An environmental impact study for the Dallas-Fort Worth route also is expected to be completed by 2017, he said. Meanwhile, Meadows said he plans to put out “requests for information” within six months for entities from the United States and other countries interested in helping develop this route.

He said proposals could come from Japan, China, France and other European countries with high-speed rail as well as from U.S. companies.

As the Dallas-Fort Worth project gains speed, Meadows said, a federally funded study could add a third high-speed rail route – along Interstate 35 between Fort Worth and San Antonio, with the possibility of extending it to Monterrey, Mexico.

Any of those projects could be waylaid by continuing efforts to derail high-speed rail again, he said.
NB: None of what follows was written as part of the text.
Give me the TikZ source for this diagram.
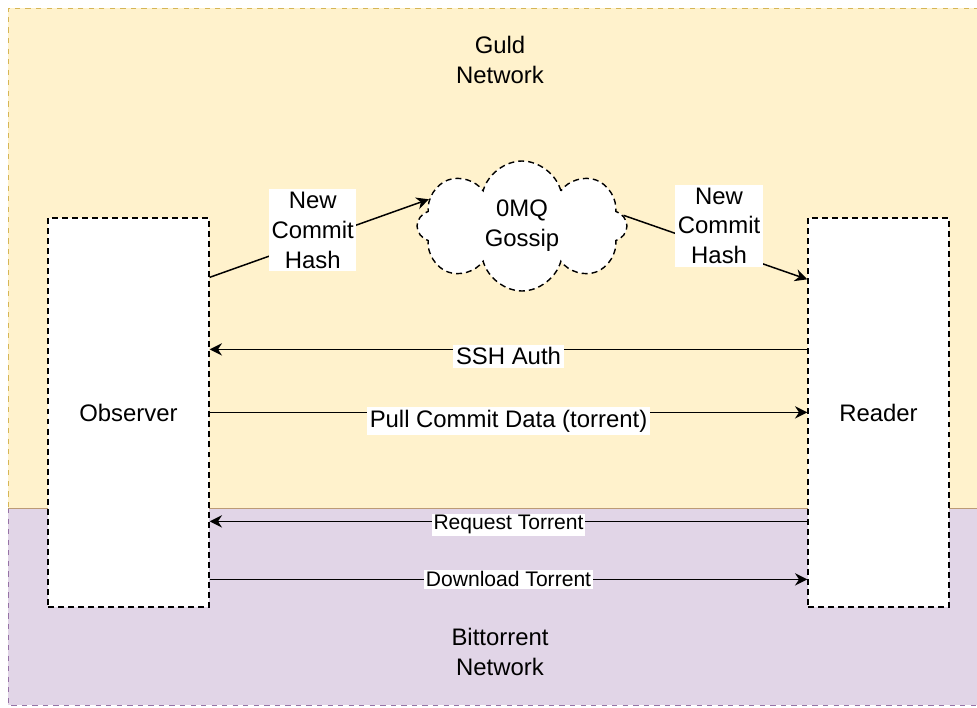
\documentclass[tikz,border=0pt]{standalone}
\usepackage{fontspec}
\setmainfont{Liberation Sans}
\usetikzlibrary{shapes.symbols,calc,arrows.meta}

\definecolor{guldfill}{HTML}{FFF2CC}
\definecolor{guldline}{HTML}{D6B656}
\definecolor{torfill}{HTML}{E1D5E7}
\definecolor{torline}{HTML}{9673A6}

\tikzstyle{hostbox}=[draw, fill=white, dash pattern=on 3.4pt off 2.3pt, line width=0.8pt, font=\fontsize{13.6}{17}\selectfont]
\tikzstyle{cloudbox}=[cloud, cloud puffs=8, aspect=1.6, draw, fill=white, dash pattern=on 3.4pt off 2.3pt, line width=0.8pt, minimum width=4.2cm, minimum height=2.6cm, align=center, font=\fontsize{13.6}{17}\selectfont]
\tikzstyle{msgarrow}=[line width=0.85pt, -{Stealth[length=7pt,width=7pt]}]
\tikzstyle{msglabel}=[fill=white, inner sep=1.5pt, font=\fontsize{13.6}{17}\selectfont]
\tikzstyle{smalllabel}=[fill=white, inner sep=1pt, font=\fontsize{12}{14}\selectfont]
\tikzstyle{netlabel}=[align=center, font=\fontsize{13.6}{17}\selectfont]

\begin{document}
\begin{tikzpicture}[x=0.02cm, y=-0.02cm]
  \useasboundingbox (0,0) rectangle (977,707);
  \clip (0,0) rectangle (977,707);
  % the two networks
  \fill[guldfill] (8,8) rectangle (990,508);
  \fill[torfill] (8,508) rectangle (990,705);
  \draw[guldline, dashed] (990,8) -- (8,8) -- (8,508);
  \draw[torline, dashed] (8,508) -- (8,705) -- (990,705);
  \draw[guldline!60!torline] (8,508) -- (990,508);
  \node[netlabel] (guld) at (500,60) {Guld\\Network};
  \node[netlabel] (bittorrent) at (500,652) {Bittorrent\\Network};

  % peers and gossip
  \node[hostbox, minimum width=3.22cm, minimum height=7.78cm] (observer) at (128.5,412.5) {Observer};
  \node[hostbox, minimum width=2.82cm, minimum height=7.78cm] (reader) at (878.5,412.5) {Reader};
  \node[cloudbox] (gossip) at (522,226) {0MQ\\Gossip};

  % messages
  \draw[msgarrow] ($(observer.north east)+(0,60)$) -- node[msglabel, align=center, pos=0.47, yshift=6pt] {New\\Commit\\Hash} (gossip.164);
  \draw[msgarrow] (gossip.6) -- node[msglabel, align=center, pos=0.52, yshift=13pt] {New\\Commit\\Hash} ($(reader.north west)+(0,62)$);
  \draw[msgarrow] ($(reader.north west)+(0,132)$) -- node[msglabel, yshift=-4pt] {SSH Auth} ($(observer.north east)+(0,132)$);
  \draw[msgarrow] ($(observer.north east)+(0,195)$) -- node[msglabel, yshift=-5pt] {Pull Commit Data (torrent)} ($(reader.north west)+(0,195)$);
  \draw[msgarrow] ($(reader.north west)+(0,304)$) -- node[smalllabel, yshift=-2pt] {Request Torrent} ($(observer.north east)+(0,304)$);
  \draw[msgarrow] ($(observer.north east)+(0,362)$) -- node[smalllabel] {Download Torrent} ($(reader.north west)+(0,362)$);
\end{tikzpicture}
\end{document}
Supporters are right to be worried, said Ben Leman, the Grimes County judge who chairs Texas Against High-Speed Rail, and Saginaw rancher Pete Bonds, president of the cattle raisers group.

“We’ve said from the beginning that this is a long-term fight,” said Leman, who founded the group in February. “They don’t anticipate breaking ground until the latter part of 2017.

“Our goal this session was to introduce legislation that would slow the process down and give legislators and citizens a chance to review the project and hopefully implement some things to stop it.”

While the legislation failed, Leman believes that lawmakers sent a message that state money would not be spent for the project. His group intends to monitor the environmental impact process and continue to encourage public dialog about high-speed rail, he said.

Bonds, whose family ranches do not lie within the proposed routes, said he will continue to represent other ranchers and property owners who oppose eminent domain seizures and government spending for private projects.

“They say they’re going to accommodate people but that is to be seen,” he said. “I just don’t see people using it that much. Once this thing is built and is not making money, what are you going to do with it? I don’t know of a passenger rail line in the U.S. that is not subsidized.”

Fort Worth Councilman Jungus Jordan and Tarrant County Commissioner Gary Fickes agree that elected officials need to encourage more dialog about high-speed rail.

“I think this is a healthy dialog,” said Jordan, who represents Fort Worth on the 43-member Regional Transportation Council. “My position is to ensure that public dollars are going to the transportation that will do the most good. If public resources are involved, the public needs to be at the table.”

Fickes, who chairs the Texas High Speed Rail and Transportation Corp., a nonprofit government advocacy group, agrees.

“It’s not our job to build anything,” he said. “We’ve been advocating for high-speed rail in Texas for 12 or 13 years. We work with local governments to get them to see the benefits of high-speed rail. Ten to 20 years from now, it will be a major transportation outlet for tens of millions of people.”

But James Riddlesperger, a Texas Christian University political science professor, said bringing the two sides together may be difficult because the issue is more complex than funding and right-of-way.

“We’re in a divide between urban and non-urban,” he said. “Non-urban people say there are plenty of highways, but urban people say it’s no good to have a car if there’s no place to park it. It’s not liberal vs. conservative. It’s different experiences and different views of government.

“Urban people see government as something to fund these things. Non-urban people see it as something that should be funded privately. It’s really a microcosm of American politics,” he said.